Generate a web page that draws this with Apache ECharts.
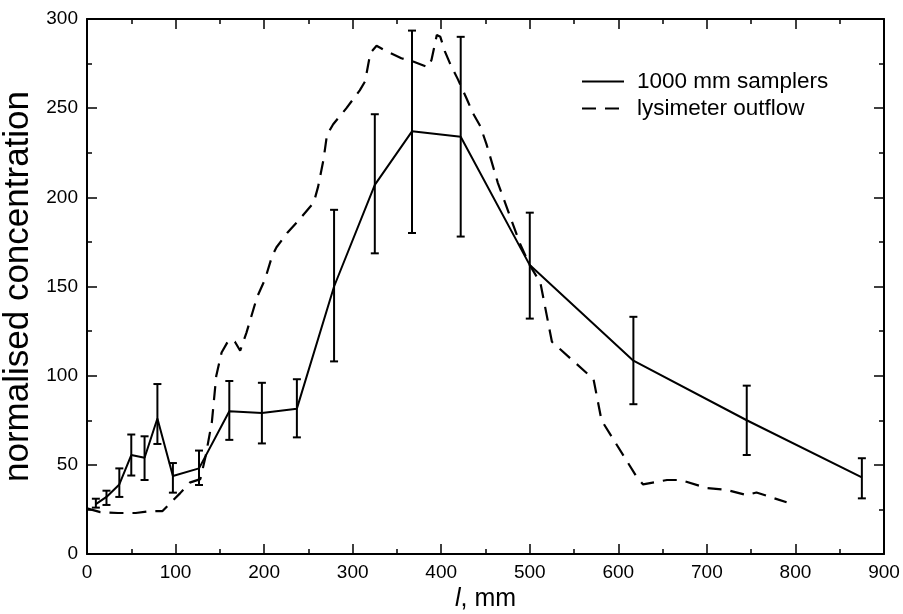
<!DOCTYPE html>
<html>
<head>
<meta charset="utf-8">
<script src="https://cdn.jsdelivr.net/npm/echarts@6/dist/echarts.min.js"></script>
<style>
html,body{margin:0;padding:0;background:#fff;}
#chart{width:903px;height:614px;}
</style>
</head>
<body>
<div id="chart"></div>
<script>
// ---- data ----
const samplerX    = [10, 22, 36.5, 50, 65, 79.5, 97, 126.5, 160.7, 197.5, 237, 279, 325, 367, 422, 500, 617, 745, 875];
const samplerY    = [28, 32, 39, 55.5, 54, 76, 43.7, 48, 80, 79, 81.5, 150, 207, 237, 234, 162, 108.4, 75, 43];
const samplerLow  = [26, 27.5, 32, 44, 41.5, 61.7, 34.4, 38.7, 64, 62, 65.4, 108, 168.6, 180, 178, 132, 84, 55.5, 31.2];
const samplerHigh = [31, 35.5, 48, 67, 66, 95.3, 51, 58, 97, 96, 98, 193, 246.6, 293.5, 290, 191.4, 133, 94.4, 53.7];

const lysX = [0, 15, 35, 55, 70, 85, 95, 105, 116, 128, 134, 141, 146, 152, 160, 167, 173, 180, 192, 201, 209, 214, 226, 237, 256, 261, 267, 271, 278, 293, 308, 314, 320, 327, 338, 355, 369, 385, 389, 395, 399, 404, 410, 419, 429, 436, 444, 451, 464, 489, 500, 512, 525, 572, 581, 621, 628, 655, 670, 700, 722, 745, 756, 790];
const lysY = [25.6, 23.5, 23, 23, 24, 24, 29, 34, 40, 42, 55, 74, 100, 113, 120, 119, 114, 124, 144, 154, 167, 172, 180, 186, 197, 206, 221, 235, 241, 250, 260, 265, 281, 285, 282, 278, 276, 273, 277, 291, 290, 282, 275, 266, 255, 247, 240, 230, 208, 174, 162, 152, 119, 98, 75, 43, 39, 41.5, 41.5, 37, 36, 33, 34.5, 29];

const seriesNames = ['1000 mm samplers', 'lysimeter outflow'];
const xTicks = {min: 0, max: 900, interval: 100};
const yTicks = {min: 0, max: 300, interval: 50};

// ---- build ----
const samplerData = samplerX.map((x, i) => [x, samplerY[i]]);
const errData = samplerX.map((x, i) => [x, samplerLow[i], samplerHigh[i]]);
const lysData = lysX.map((x, i) => [x, lysY[i]]);

const FONT = 'Liberation Sans';
const axisCommon = {
  type: 'value',
  axisLine: {show: true, onZero: false, lineStyle: {color: '#000', width: 2}},
  axisTick: {show: true, inside: true, length: 10, lineStyle: {color: '#000', width: 1.5}},
  minorTick: {show: true, splitNumber: 2, length: 5, lineStyle: {color: '#000', width: 1.5}},
  splitLine: {show: false},
  minorSplitLine: {show: false}
};

const chart = echarts.init(document.getElementById('chart'), null, {renderer: 'canvas'});
chart.setOption({
  backgroundColor: '#fff',
  animation: false,
  textStyle: {fontFamily: FONT, color: '#000'},
  grid: {left: 87, right: 19, top: 19, bottom: 60, containLabel: false, outerBoundsMode: 'none'},
  legend: {
    data: seriesNames,
    orient: 'vertical',
    left: 581, top: 70, padding: 0,
    itemWidth: 42, itemHeight: 14, itemGap: 4,
    itemStyle: {opacity: 0},
    textStyle: {fontFamily: FONT, fontSize: 22.5, color: '#000', padding: [0, 0, 0, 8]},
    selectedMode: false
  },
  xAxis: [
    Object.assign({}, axisCommon, {
      min: xTicks.min, max: xTicks.max, interval: xTicks.interval, position: 'bottom',
      axisLabel: {color: '#000', fontSize: 19, fontFamily: FONT, margin: 9},
      name: '{i|l}, mm', nameLocation: 'middle', nameGap: 32,
      nameTextStyle: {fontSize: 25, fontFamily: FONT, color: '#000',
        rich: {i: {fontStyle: 'italic', fontSize: 25, fontFamily: FONT, color: '#000'}}}
    }),
    Object.assign({}, axisCommon, {
      min: xTicks.min, max: xTicks.max, interval: xTicks.interval, position: 'top',
      axisLabel: {show: false}
    })
  ],
  yAxis: [
    Object.assign({}, axisCommon, {
      min: yTicks.min, max: yTicks.max, interval: yTicks.interval, position: 'left',
      axisLabel: {color: '#000', fontSize: 19, fontFamily: FONT, margin: 9},
      name: 'normalised concentration', nameLocation: 'middle', nameGap: 34,
      nameTextStyle: {fontSize: 35, fontFamily: FONT, color: '#000'}
    }),
    Object.assign({}, axisCommon, {
      min: yTicks.min, max: yTicks.max, interval: yTicks.interval, position: 'right',
      axisLabel: {show: false}
    })
  ],
  series: [
    {
      name: seriesNames[0], type: 'line', data: samplerData,
      symbol: 'none', lineStyle: {color: '#000', width: 2}, itemStyle: {color: '#000'},
      xAxisIndex: 0, yAxisIndex: 0, z: 3
    },
    {
      name: seriesNames[1], type: 'line', data: lysData,
      symbol: 'none', lineStyle: {color: '#000', width: 2.2, type: [14, 9]}, itemStyle: {color: '#000'},
      xAxisIndex: 0, yAxisIndex: 0, z: 2
    },
    {
      name: 'err', type: 'custom', data: errData,
      encode: {x: 0, y: [1, 2]},
      xAxisIndex: 0, yAxisIndex: 0, z: 4,
      renderItem: function (params, api) {
        const x = api.value(0);
        const lo = api.coord([x, api.value(1)]);
        const hi = api.coord([x, api.value(2)]);
        const w = 4;
        const st = {stroke: '#000', lineWidth: 2};
        return {
          type: 'group',
          children: [
            {type: 'line', shape: {x1: lo[0], y1: lo[1], x2: hi[0], y2: hi[1]}, style: st},
            {type: 'line', shape: {x1: lo[0] - w, y1: lo[1], x2: lo[0] + w, y2: lo[1]}, style: st},
            {type: 'line', shape: {x1: hi[0] - w, y1: hi[1], x2: hi[0] + w, y2: hi[1]}, style: st}
          ]
        };
      }
    }
  ]
});
</script>
</body>
</html>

....................

**Stated task:** The listing above must be printed again exactly, minus its pictures.

**Task result:**
Generate a web page that draws this with Apache ECharts.
<!DOCTYPE html>
<html>
<head>
<meta charset="utf-8">
<script src="https://cdn.jsdelivr.net/npm/echarts@6/dist/echarts.min.js"></script>
<style>
html,body{margin:0;padding:0;background:#fff;}
#chart{width:903px;height:614px;}
</style>
</head>
<body>
<div id="chart"></div>
<script>
// ---- data ----
const samplerX    = [10, 22, 36.5, 50, 65, 79.5, 97, 126.5, 160.7, 197.5, 237, 279, 325, 367, 422, 500, 617, 745, 875];
const samplerY    = [28, 32, 39, 55.5, 54, 76, 43.7, 48, 80, 79, 81.5, 150, 207, 237, 234, 162, 108.4, 75, 43];
const samplerLow  = [26, 27.5, 32, 44, 41.5, 61.7, 34.4, 38.7, 64, 62, 65.4, 108, 168.6, 180, 178, 132, 84, 55.5, 31.2];
const samplerHigh = [31, 35.5, 48, 67, 66, 95.3, 51, 58, 97, 96, 98, 193, 246.6, 293.5, 290, 191.4, 133, 94.4, 53.7];

const lysX = [0, 15, 35, 55, 70, 85, 95, 105, 116, 128, 134, 141, 146, 152, 160, 167, 173, 180, 192, 201, 209, 214, 226, 237, 256, 261, 267, 271, 278, 293, 308, 314, 320, 327, 338, 355, 369, 385, 389, 395, 399, 404, 410, 419, 429, 436, 444, 451, 464, 489, 500, 512, 525, 572, 581, 621, 628, 655, 670, 700, 722, 745, 756, 790];
const lysY = [25.6, 23.5, 23, 23, 24, 24, 29, 34, 40, 42, 55, 74, 100, 113, 120, 119, 114, 124, 144, 154, 167, 172, 180, 186, 197, 206, 221, 235, 241, 250, 260, 265, 281, 285, 282, 278, 276, 273, 277, 291, 290, 282, 275, 266, 255, 247, 240, 230, 208, 174, 162, 152, 119, 98, 75, 43, 39, 41.5, 41.5, 37, 36, 33, 34.5, 29];

const seriesNames = ['1000 mm samplers', 'lysimeter outflow'];
const xTicks = {min: 0, max: 900, interval: 100};
const yTicks = {min: 0, max: 300, interval: 50};

// ---- build ----
const samplerData = samplerX.map((x, i) => [x, samplerY[i]]);
const errData = samplerX.map((x, i) => [x, samplerLow[i], samplerHigh[i]]);
const lysData = lysX.map((x, i) => [x, lysY[i]]);

const FONT = 'Liberation Sans';
const axisCommon = {
  type: 'value',
  axisLine: {show: true, onZero: false, lineStyle: {color: '#000', width: 2}},
  axisTick: {show: true, inside: true, length: 10, lineStyle: {color: '#000', width: 1.5}},
  minorTick: {show: true, splitNumber: 2, length: 5, lineStyle: {color: '#000', width: 1.5}},
  splitLine: {show: false},
  minorSplitLine: {show: false}
};

const chart = echarts.init(document.getElementById('chart'), null, {renderer: 'canvas'});
chart.setOption({
  backgroundColor: '#fff',
  animation: false,
  textStyle: {fontFamily: FONT, color: '#000'},
  grid: {left: 87, right: 19, top: 19, bottom: 60, containLabel: false, outerBoundsMode: 'none'},
  legend: {
    data: seriesNames,
    orient: 'vertical',
    left: 581, top: 70, padding: 0,
    itemWidth: 42, itemHeight: 14, itemGap: 4,
    itemStyle: {opacity: 0},
    textStyle: {fontFamily: FONT, fontSize: 22.5, color: '#000', padding: [0, 0, 0, 8]},
    selectedMode: false
  },
  xAxis: [
    Object.assign({}, axisCommon, {
      min: xTicks.min, max: xTicks.max, interval: xTicks.interval, position: 'bottom',
      axisLabel: {color: '#000', fontSize: 19, fontFamily: FONT, margin: 9},
      name: '{i|l}, mm', nameLocation: 'middle', nameGap: 32,
      nameTextStyle: {fontSize: 25, fontFamily: FONT, color: '#000',
        rich: {i: {fontStyle: 'italic', fontSize: 25, fontFamily: FONT, color: '#000'}}}
    }),
    Object.assign({}, axisCommon, {
      min: xTicks.min, max: xTicks.max, interval: xTicks.interval, position: 'top',
      axisLabel: {show: false}
    })
  ],
  yAxis: [
    Object.assign({}, axisCommon, {
      min: yTicks.min, max: yTicks.max, interval: yTicks.interval, position: 'left',
      axisLabel: {color: '#000', fontSize: 19, fontFamily: FONT, margin: 9},
      name: 'normalised concentration', nameLocation: 'middle', nameGap: 34,
      nameTextStyle: {fontSize: 35, fontFamily: FONT, color: '#000'}
    }),
    Object.assign({}, axisCommon, {
      min: yTicks.min, max: yTicks.max, interval: yTicks.interval, position: 'right',
      axisLabel: {show: false}
    })
  ],
  series: [
    {
      name: seriesNames[0], type: 'line', data: samplerData,
      symbol: 'none', lineStyle: {color: '#000', width: 2}, itemStyle: {color: '#000'},
      xAxisIndex: 0, yAxisIndex: 0, z: 3
    },
    {
      name: seriesNames[1], type: 'line', data: lysData,
      symbol: 'none', lineStyle: {color: '#000', width: 2.2, type: [14, 9]}, itemStyle: {color: '#000'},
      xAxisIndex: 0, yAxisIndex: 0, z: 2
    },
    {
      name: 'err', type: 'custom', data: errData,
      encode: {x: 0, y: [1, 2]},
      xAxisIndex: 0, yAxisIndex: 0, z: 4,
      renderItem: function (params, api) {
        const x = api.value(0);
        const lo = api.coord([x, api.value(1)]);
        const hi = api.coord([x, api.value(2)]);
        const w = 4;
        const st = {stroke: '#000', lineWidth: 2};
        return {
          type: 'group',
          children: [
            {type: 'line', shape: {x1: lo[0], y1: lo[1], x2: hi[0], y2: hi[1]}, style: st},
            {type: 'line', shape: {x1: lo[0] - w, y1: lo[1], x2: lo[0] + w, y2: lo[1]}, style: st},
            {type: 'line', shape: {x1: hi[0] - w, y1: hi[1], x2: hi[0] + w, y2: hi[1]}, style: st}
          ]
        };
      }
    }
  ]
});
</script>
</body>
</html>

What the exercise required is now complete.